The commanding general of the D.C. National Guard will testify on Wednesday during a Senate hearing about the attack on the U.S. Capitol, joining a group that initially included only civilian witnesses, defense and congressional officials said.
Walker oversaw the D.C. National Guard in its limited role responding to the possibility of violence ahead of the riot at the Capitol on Jan. 6, which was spawned from a rally in support of President Donald Trump’s false claims that the election was stolen from him. The National Guard response was expanded hours after Congress was overrun, eventually including about 26,000 National Guard members through the Jan. 20 inauguration of President Biden. Several thousand remain activated in Washington to provide security.
Capt. Edwin Nieves, a D.C. National Guard spokesman, said Monday that Walker is open to testifying and cooperating with the investigation.
The initial lineup of witnesses did not include any senior military officers, effectively shielding the military’s brass from scrutiny during a two-part joint hearing by the Senate Homeland Security and Governmental Affairs Committee and Senate Committee on Rules and Administration that began last week. In the first part, police chiefs and senior congressional security officials repeated their frustrations about what they described as a slow Defense Department response as Congress was violently breached.
“I was very surprised at the amount of time and the pushback I was receiving when I was making an urgent request for their assistance,” said former Capitol Police chief Steven Sund, who resigned in the aftermath of the attack.
Acting D.C. police chief Robert J. Contee III went further, saying he was “stunned” by the response from the Department of the Army, calling senior Army officials “reluctant” to send the D.C. National Guard to the Capitol.
“While I certainly understand the importance of both planning and public perception — the factors cited by the staff on the call — these issues become secondary when you are watching your employees, vastly outnumbered by a mob, being physically assaulted,” Contee testified.
Defense officials have previously said they scrambled to get National Guard members to respond to the violence but were hamstrung by a lack of a plan by Capitol Police on how they might assist, and agreements with D.C. officials that were designed to limit National Guard involvement in the city. Those discussions came after thousands of National Guard members were deployed by the Trump administration in Washington last summer in response to protests for racial justice and unrest.
Committee members initially invited Defense Secretary Lloyd Austin or his designee to participate in Wednesday’s hearing for the Defense Department, according to three officials familiar with the situation, who spoke on the condition of anonymity because of the sensitivity of the issue. Austin tapped Robert Salesses, who is performing the duties of an assistant secretary of defense, to testify, they said.
Other witnesses expected to testify include Jill Sanborn, the assistant director of the FBI’s counterterrorism divisions; and Melissa Smislova, a senior official performing the duties of an undersecretary in the Department of Homeland Security’s office of intelligence and analysis.
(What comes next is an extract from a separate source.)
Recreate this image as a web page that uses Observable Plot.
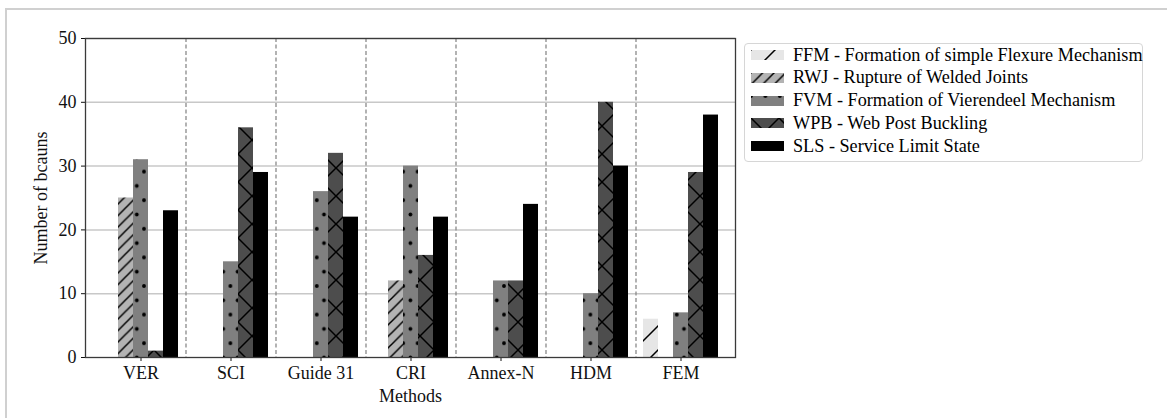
<!DOCTYPE html>
<html><head><meta charset="utf-8">
<script src="https://cdn.jsdelivr.net/npm/d3@7"></script>
<script src="https://cdn.jsdelivr.net/npm/@observablehq/plot@0.6"></script>
<style>
body{margin:0;background:#fff;}
#wrap{position:relative;width:1167px;height:418px;overflow:hidden;font-family:"Liberation Serif","Times New Roman",serif;background:#fff;}
#border{position:absolute;left:5px;top:8px;width:1200px;height:440px;border-top:2px solid #d0d0d0;border-left:2px solid #d0d0d0;}
#chart{position:absolute;left:0;top:0;}
#legend{position:absolute;left:744px;top:43px;width:397px;height:117px;border:1px solid #d6d6d6;border-radius:4px;background:#fff;}
.row{position:absolute;left:0;height:22px;display:flex;align-items:center;font-size:18.2px;color:#000;white-space:nowrap;}
.row svg{margin-left:6px;margin-right:9px;flex:none;}
#defs{position:absolute;width:0;height:0;}
</style></head>
<body>
<svg id="defs" width="0" height="0">
<defs>
<pattern id="pat-FFM" patternUnits="userSpaceOnUse" width="24" height="24">
<rect width="24" height="24" fill="#e6e6e6"/>
<path d="M-6,6L6,-6M0,24L24,0M18,30L30,18" stroke="#000" stroke-width="1.5"/>
</pattern>
<pattern id="pat-RWJ" patternUnits="userSpaceOnUse" width="11.5" height="11.5">
<rect width="11.5" height="11.5" fill="#b3b3b3"/>
<path d="M-3,3L3,-3M0,11.5L11.5,0M8.5,14.5L14.5,8.5" stroke="#000" stroke-width="1.5"/>
</pattern>
<pattern id="pat-FVM" patternUnits="userSpaceOnUse" width="14.4" height="28.6">
<rect width="14.4" height="28.6" fill="#808080"/>
<circle cx="0" cy="0" r="1.9" fill="#000"/><circle cx="14.4" cy="0" r="1.9" fill="#000"/>
<circle cx="0" cy="28.6" r="1.9" fill="#000"/><circle cx="14.4" cy="28.6" r="1.9" fill="#000"/>
<circle cx="7.2" cy="14.3" r="1.9" fill="#000"/>
</pattern>
<pattern id="pat-WPB" patternUnits="userSpaceOnUse" width="28" height="28">
<rect width="28" height="28" fill="#4d4d4d"/>
<path d="M-4,-4L32,32M-4,32L32,-4" stroke="#000" stroke-width="1.5"/>
</pattern>
</defs>
</svg>
<div id="wrap">
<div id="border"></div>
<div id="chart"></div>
<div id="legend"></div>
</div>
<script>
const methods = ["VER", "SCI", "Guide 31", "CRI", "Annex-N", "HDM", "FEM"];
const seriesNames = ["FFM", "RWJ", "FVM", "WPB", "SLS"];
const seriesLabels = [
  "FFM - Formation of simple Flexure Mechanism",
  "RWJ - Rupture of Welded Joints",
  "FVM - Formation of Vierendeel Mechanism",
  "WPB - Web Post Buckling",
  "SLS - Service Limit State"
];
const seriesFills = ["url(#pat-FFM)", "url(#pat-RWJ)", "url(#pat-FVM)", "url(#pat-WPB)", "#000000"];
const ffm = [0, 0, 0, 0, 0, 0, 6];
const rwj = [25, 0, 0, 12, 0, 0, 0];
const fvm = [31, 15, 26, 30, 12, 10, 7];
const wpb = [1, 36, 32, 16, 12, 40, 29];
const sls = [23, 29, 22, 22, 24, 30, 38];
const yTicks = [0, 10, 20, 30, 40, 50];

const valuesBySeries = [ffm, rwj, fvm, wpb, sls];

// composite band domain: a spacer slot around each group of five bars
const keys = [];
methods.forEach((m, i) => {
  keys.push("gap" + i);
  seriesNames.forEach(s => keys.push(m + "|" + s));
});
keys.push("gap" + methods.length);
const sepKeys = d3.range(1, methods.length).map(i => "gap" + i);
const tickKeys = methods.map(m => m + "|FVM");

const rows = seriesNames.flatMap((s, si) =>
  methods.map((m, mi) => ({series: s, method: m, key: m + "|" + s, value: valuesBySeries[si][mi]}))
);

const barMarks = seriesNames.map((s, si) =>
  Plot.barY(rows.filter(d => d.series === s && d.value > 0), {
    x: "key", y: "value", fill: seriesFills[si], inset: 0
  })
);

const chart = Plot.plot({
  width: 1167, height: 418,
  marginLeft: 85, marginRight: 432, marginTop: 38, marginBottom: 61,
  style: {fontFamily: "'Liberation Serif', 'Times New Roman', serif", fontSize: "18px", color: "#111", background: "transparent"},
  x: {type: "band", domain: keys, padding: 0, ticks: tickKeys, tickFormat: d => d.split("|")[0],
      label: "Methods", labelAnchor: "center", labelOffset: 44, labelArrow: "none", tickSize: 4, tickPadding: 5},
  y: {domain: [0, 50], ticks: yTicks, label: "Number of bcauns", labelAnchor: "center", labelOffset: 51,
      labelArrow: "none", tickSize: 4, tickPadding: 5},
  marks: [
    Plot.ruleY(yTicks.slice(1), {stroke: "#c8c8c8", strokeWidth: 1.5}),
    Plot.ruleX(sepKeys, {stroke: "#8a8a8a", strokeWidth: 1.3, strokeDasharray: "4,2.5"}),
    ...barMarks,
    Plot.frame({stroke: "#3a3a3a", strokeWidth: 1.3})
  ]
});
document.getElementById("chart").appendChild(chart);

// legend
const legend = document.getElementById("legend");
seriesNames.forEach((s, i) => {
  const row = document.createElement("div");
  row.className = "row";
  row.style.top = (0 + i * 22.75) + "px";
  row.innerHTML = `<svg width="33" height="10"><rect width="33" height="10" fill="${seriesFills[i]}"/></svg><span>${seriesLabels[i]}</span>`;
  legend.appendChild(row);
});
</script>
</body></html>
On Friday, two Homeland Security and Governmental Affairs Committee officials defended the decision not to have a military officer testify this week.
“Our goal is to emphasize the civilian control of the military and the decision-makers on that day, and so having the deputy assistant secretary that covers all of the Pentagon support for civilian authorities is going to give us the best shot at getting those answers,” one of the officials said.
But on Monday, that changed.
Walker, as the D.C. National Guard’s top officer, reports to senior civilian leaders in the Army. He has said in interviews that in the days leading up to the pro-Trump rally, he received an informal request from Sund to be ready in case violence broke out.
But Walker said he never received a formal request to prepare for a crisis from anyone.
“We have people in this armory every day,” he told The Washington Post on Jan. 16. “But we never got an official request that has to go up the chain of command. We didn’t get that until the day of, and the Capitol already was under duress.”
Walker said in another interview with The Post on Jan. 26 that senior Pentagon officials had restricted his ability to respond ahead of the riot, requiring higher-level sign-off that cost time as violence erupted.
“All military commanders normally have immediate response authority to protect property, life, and in my case, federal functions — federal property and life,” Walker said. “But in this instance I did not have that authority.”
Governors serve as the de facto commanders in chief of National Guard forces in their states. But in the District, which does not have statehood, the president has control of the National Guard and typically delegates it to the defense secretary and Army secretary.
During the riot, then-Army Secretary Ryan McCarthy had control of the D.C. National Guard. He has not been called to testify but has spoken with Senate officials about the response to the attack on several occasions, said committee officials and a defense official familiar with the issue.
The Senate has the ability to subpoena anyone it sees as necessary to the investigation. One committee official said that power will be used only as a last resort.